Start of Listed records

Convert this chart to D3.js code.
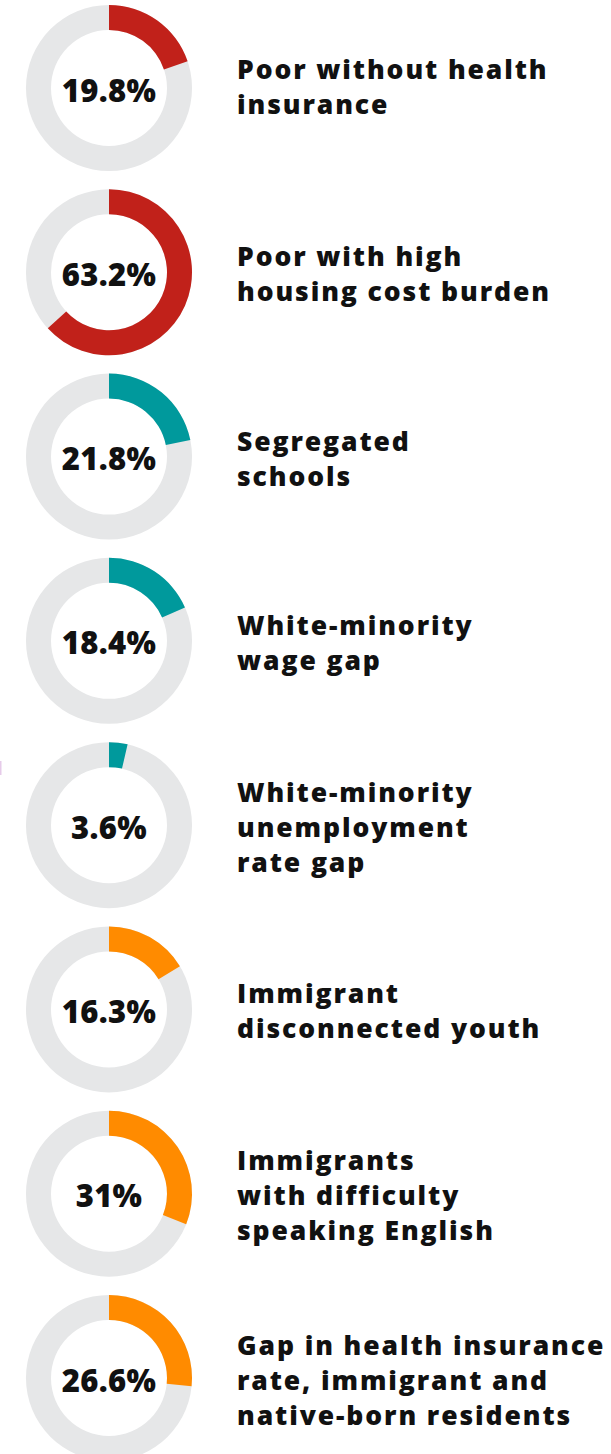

End of Listed records
Start of Listed records

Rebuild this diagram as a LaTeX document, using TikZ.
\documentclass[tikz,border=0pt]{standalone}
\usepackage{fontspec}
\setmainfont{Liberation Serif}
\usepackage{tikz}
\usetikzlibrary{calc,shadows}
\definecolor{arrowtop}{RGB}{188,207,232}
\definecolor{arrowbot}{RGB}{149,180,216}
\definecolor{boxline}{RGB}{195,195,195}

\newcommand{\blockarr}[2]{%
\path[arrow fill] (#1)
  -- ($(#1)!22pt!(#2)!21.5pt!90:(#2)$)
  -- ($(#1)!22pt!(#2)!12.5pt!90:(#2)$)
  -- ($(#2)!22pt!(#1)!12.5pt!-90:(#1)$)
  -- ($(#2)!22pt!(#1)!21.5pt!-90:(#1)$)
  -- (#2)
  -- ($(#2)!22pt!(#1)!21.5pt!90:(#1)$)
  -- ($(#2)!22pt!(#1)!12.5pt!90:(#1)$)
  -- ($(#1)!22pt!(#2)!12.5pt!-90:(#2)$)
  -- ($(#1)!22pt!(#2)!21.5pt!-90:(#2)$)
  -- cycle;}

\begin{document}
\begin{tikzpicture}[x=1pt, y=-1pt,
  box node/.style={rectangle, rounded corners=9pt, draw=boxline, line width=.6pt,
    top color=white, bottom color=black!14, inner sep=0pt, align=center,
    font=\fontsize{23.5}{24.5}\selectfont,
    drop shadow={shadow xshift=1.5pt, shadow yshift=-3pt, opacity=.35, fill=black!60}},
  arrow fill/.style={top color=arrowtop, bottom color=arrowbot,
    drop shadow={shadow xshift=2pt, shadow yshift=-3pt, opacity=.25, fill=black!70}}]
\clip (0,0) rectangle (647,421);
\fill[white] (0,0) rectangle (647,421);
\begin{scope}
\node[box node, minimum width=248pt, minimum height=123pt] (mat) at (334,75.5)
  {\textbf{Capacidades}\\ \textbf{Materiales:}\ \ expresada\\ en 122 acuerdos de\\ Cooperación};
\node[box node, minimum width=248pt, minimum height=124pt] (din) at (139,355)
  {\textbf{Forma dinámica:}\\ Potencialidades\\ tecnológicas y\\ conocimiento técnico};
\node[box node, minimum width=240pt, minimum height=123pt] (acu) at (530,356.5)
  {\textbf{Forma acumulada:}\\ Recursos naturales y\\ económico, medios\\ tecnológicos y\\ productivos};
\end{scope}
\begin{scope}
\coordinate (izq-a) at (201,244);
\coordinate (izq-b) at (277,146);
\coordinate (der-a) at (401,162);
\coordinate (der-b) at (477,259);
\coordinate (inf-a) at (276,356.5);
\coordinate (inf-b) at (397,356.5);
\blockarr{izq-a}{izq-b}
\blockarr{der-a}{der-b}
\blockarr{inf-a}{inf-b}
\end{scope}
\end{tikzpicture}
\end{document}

End of Listed records

* _Exercise_:
From the entries above, copy every line that holds the word "this".

* _Finished exercise_:
Convert this chart to D3.js code.
Rebuild this diagram as a LaTeX document, using TikZ.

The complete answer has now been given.